Exercise: Find the lines holding the word "with" and collect them.

---------- Data for the task ----------

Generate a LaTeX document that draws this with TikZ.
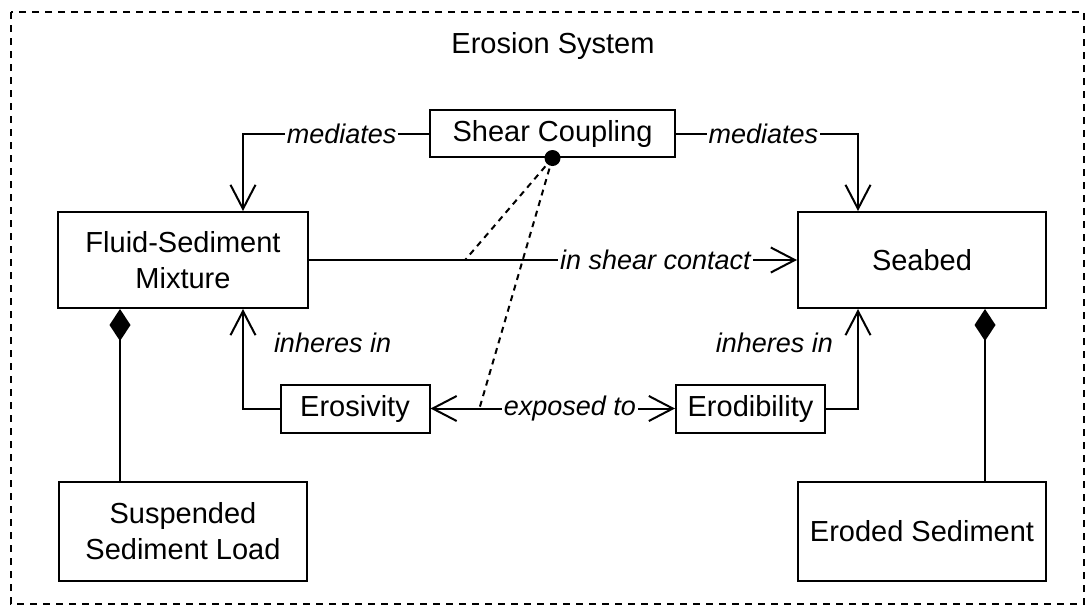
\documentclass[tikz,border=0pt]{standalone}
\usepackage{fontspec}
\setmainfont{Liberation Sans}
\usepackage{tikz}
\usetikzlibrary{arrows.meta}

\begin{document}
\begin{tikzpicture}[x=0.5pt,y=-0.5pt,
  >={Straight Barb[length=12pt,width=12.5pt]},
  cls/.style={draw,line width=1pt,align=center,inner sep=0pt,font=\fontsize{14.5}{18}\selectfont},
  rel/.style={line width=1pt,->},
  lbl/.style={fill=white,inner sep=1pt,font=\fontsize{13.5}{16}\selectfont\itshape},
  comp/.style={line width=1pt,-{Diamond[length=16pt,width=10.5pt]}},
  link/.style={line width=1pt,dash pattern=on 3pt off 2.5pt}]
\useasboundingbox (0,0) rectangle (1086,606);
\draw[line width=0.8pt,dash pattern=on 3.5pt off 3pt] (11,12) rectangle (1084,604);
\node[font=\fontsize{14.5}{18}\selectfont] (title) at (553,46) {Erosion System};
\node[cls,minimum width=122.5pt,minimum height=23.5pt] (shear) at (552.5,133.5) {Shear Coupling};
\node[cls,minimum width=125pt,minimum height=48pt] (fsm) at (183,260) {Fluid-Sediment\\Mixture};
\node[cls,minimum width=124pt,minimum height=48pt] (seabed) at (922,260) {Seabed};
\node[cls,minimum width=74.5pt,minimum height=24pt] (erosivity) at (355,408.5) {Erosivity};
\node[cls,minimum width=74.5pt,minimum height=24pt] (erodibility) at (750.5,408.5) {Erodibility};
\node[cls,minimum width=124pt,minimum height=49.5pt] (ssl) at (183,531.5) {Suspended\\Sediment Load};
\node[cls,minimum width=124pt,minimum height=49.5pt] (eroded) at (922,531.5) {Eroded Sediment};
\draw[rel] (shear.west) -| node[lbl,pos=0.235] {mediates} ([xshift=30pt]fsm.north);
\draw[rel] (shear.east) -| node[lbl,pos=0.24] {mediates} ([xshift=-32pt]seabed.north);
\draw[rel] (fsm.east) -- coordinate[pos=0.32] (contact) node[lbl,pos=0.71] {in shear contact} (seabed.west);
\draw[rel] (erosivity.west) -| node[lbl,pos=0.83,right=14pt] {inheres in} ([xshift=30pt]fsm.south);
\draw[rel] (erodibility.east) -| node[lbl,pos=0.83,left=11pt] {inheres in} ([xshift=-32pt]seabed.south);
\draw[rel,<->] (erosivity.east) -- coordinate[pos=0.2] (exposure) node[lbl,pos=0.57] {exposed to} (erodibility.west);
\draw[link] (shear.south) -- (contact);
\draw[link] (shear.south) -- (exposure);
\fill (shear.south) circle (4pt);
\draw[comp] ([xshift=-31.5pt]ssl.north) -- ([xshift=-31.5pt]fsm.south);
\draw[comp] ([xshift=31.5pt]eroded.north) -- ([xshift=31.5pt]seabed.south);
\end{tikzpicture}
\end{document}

----------
---------- Data for the task ----------

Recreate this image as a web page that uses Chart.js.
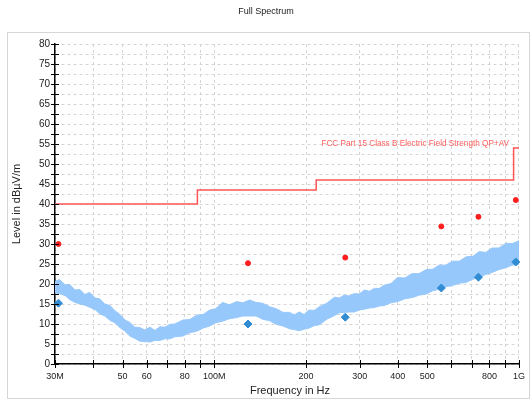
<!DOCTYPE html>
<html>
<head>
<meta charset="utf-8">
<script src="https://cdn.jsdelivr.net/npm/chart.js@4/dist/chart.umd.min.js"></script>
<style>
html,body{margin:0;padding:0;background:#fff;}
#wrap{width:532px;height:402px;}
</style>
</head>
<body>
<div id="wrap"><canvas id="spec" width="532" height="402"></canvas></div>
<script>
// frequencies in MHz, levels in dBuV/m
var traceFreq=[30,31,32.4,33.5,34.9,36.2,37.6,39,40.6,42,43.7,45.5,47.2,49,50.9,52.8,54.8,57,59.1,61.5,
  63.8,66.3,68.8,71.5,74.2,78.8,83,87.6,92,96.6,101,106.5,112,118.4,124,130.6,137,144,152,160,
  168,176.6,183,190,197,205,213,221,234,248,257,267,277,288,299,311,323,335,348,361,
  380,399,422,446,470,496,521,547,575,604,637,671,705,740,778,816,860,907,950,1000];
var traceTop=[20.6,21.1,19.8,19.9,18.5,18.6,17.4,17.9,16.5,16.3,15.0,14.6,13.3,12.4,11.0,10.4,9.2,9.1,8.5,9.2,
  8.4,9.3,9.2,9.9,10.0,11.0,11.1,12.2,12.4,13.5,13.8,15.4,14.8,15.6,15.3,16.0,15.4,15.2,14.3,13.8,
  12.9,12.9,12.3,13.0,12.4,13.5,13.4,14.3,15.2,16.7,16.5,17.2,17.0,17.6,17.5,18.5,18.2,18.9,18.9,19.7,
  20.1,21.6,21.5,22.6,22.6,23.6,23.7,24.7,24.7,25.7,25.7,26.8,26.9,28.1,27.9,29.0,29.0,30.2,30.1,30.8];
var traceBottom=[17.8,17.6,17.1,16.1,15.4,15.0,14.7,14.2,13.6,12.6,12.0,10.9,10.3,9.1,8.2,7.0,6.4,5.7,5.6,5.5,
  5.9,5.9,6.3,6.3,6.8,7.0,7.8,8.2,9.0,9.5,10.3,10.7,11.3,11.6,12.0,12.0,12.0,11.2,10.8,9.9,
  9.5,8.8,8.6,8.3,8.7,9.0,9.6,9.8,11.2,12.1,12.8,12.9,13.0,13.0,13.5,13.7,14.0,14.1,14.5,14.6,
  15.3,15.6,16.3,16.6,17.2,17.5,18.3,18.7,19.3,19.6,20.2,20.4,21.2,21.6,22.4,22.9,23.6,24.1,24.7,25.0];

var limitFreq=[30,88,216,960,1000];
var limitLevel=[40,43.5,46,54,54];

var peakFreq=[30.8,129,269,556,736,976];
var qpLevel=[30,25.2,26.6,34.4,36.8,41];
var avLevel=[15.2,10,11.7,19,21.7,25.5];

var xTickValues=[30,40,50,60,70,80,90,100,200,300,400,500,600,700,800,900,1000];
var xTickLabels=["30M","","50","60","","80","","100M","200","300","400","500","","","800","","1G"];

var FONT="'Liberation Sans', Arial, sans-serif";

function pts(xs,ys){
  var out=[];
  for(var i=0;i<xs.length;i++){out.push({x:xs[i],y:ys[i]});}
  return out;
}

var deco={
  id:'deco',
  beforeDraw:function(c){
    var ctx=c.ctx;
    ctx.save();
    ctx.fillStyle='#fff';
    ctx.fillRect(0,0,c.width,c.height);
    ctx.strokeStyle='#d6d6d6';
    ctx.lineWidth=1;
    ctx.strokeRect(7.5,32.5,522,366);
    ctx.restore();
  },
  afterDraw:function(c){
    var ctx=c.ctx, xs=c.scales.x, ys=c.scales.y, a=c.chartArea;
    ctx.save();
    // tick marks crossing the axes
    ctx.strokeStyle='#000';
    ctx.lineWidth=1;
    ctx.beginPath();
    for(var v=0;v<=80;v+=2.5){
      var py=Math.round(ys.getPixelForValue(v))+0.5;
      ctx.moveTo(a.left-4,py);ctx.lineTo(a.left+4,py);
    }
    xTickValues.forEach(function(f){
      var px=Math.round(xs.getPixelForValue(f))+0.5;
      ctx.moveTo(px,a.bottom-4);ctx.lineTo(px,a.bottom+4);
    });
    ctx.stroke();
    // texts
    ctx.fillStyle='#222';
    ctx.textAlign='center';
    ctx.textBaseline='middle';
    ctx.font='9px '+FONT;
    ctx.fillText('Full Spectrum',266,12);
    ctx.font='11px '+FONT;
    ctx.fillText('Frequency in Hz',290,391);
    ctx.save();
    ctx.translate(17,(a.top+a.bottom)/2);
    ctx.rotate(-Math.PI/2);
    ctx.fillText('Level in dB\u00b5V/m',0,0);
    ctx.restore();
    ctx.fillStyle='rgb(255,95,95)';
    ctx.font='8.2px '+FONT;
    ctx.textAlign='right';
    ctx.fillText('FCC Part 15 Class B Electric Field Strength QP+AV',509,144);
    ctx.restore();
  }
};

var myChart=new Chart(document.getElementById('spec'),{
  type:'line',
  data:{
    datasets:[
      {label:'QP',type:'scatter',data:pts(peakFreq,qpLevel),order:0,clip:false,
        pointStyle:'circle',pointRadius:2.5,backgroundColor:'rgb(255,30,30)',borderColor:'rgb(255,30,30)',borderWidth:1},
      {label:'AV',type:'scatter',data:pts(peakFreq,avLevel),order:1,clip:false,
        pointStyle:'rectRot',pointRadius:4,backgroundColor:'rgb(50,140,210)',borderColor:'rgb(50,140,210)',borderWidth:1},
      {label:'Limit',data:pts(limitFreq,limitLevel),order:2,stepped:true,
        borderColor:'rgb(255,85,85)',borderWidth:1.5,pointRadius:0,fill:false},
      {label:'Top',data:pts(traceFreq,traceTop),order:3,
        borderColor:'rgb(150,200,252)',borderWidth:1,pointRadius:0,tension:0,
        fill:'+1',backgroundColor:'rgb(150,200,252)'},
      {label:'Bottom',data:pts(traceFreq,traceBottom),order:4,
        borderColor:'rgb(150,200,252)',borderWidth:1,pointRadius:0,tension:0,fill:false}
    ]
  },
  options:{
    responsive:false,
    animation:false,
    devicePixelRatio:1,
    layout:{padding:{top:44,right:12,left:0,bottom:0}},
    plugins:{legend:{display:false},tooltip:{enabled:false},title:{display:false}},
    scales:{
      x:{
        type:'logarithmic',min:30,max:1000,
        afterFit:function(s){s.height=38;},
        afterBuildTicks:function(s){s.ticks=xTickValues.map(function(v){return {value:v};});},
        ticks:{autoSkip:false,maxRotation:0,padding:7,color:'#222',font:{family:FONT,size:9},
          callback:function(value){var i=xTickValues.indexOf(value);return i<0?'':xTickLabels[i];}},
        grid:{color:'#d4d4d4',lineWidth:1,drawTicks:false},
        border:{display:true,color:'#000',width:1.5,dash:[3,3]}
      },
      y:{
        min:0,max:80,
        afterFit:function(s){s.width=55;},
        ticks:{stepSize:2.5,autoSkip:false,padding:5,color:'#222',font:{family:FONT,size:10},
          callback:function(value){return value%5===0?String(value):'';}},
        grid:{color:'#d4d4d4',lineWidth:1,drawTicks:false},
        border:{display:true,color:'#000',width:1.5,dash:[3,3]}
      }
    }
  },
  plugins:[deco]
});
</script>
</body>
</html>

----------
---------- Data for the task ----------

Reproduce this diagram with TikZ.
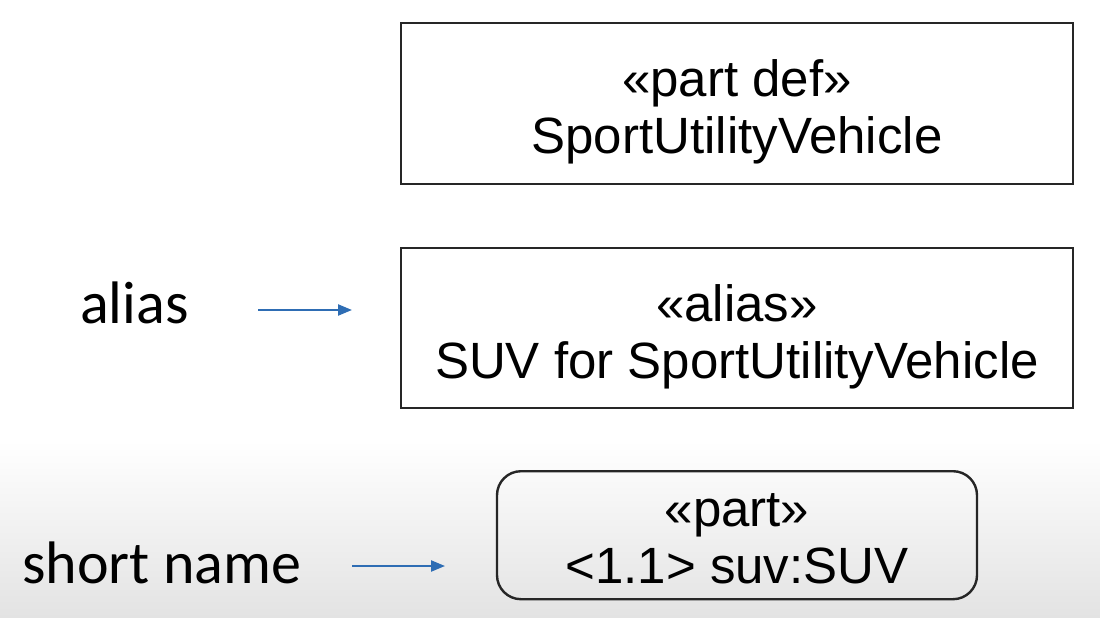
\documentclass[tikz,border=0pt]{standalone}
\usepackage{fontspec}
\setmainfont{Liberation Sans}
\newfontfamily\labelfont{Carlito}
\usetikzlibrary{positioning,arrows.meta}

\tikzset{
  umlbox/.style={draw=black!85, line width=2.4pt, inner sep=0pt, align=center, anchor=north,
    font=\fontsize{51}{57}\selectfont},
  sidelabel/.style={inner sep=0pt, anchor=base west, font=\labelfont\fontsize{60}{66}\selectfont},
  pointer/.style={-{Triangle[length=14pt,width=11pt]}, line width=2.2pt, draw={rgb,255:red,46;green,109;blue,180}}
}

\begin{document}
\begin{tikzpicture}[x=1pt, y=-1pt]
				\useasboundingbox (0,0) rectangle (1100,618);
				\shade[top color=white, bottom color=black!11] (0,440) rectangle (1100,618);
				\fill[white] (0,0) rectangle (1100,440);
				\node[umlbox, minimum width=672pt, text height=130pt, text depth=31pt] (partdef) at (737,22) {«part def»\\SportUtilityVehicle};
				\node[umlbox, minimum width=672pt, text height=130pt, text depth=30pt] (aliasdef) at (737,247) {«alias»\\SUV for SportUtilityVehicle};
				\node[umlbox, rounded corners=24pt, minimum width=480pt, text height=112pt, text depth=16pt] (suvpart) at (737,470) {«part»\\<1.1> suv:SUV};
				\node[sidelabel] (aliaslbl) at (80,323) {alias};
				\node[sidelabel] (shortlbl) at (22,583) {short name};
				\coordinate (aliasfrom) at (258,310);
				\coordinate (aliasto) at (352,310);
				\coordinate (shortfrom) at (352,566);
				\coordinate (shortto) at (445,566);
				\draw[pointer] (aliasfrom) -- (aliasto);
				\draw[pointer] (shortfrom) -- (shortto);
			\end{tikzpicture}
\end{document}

----------

Task result:
Generate a LaTeX document that draws this with TikZ.
Reproduce this diagram with TikZ.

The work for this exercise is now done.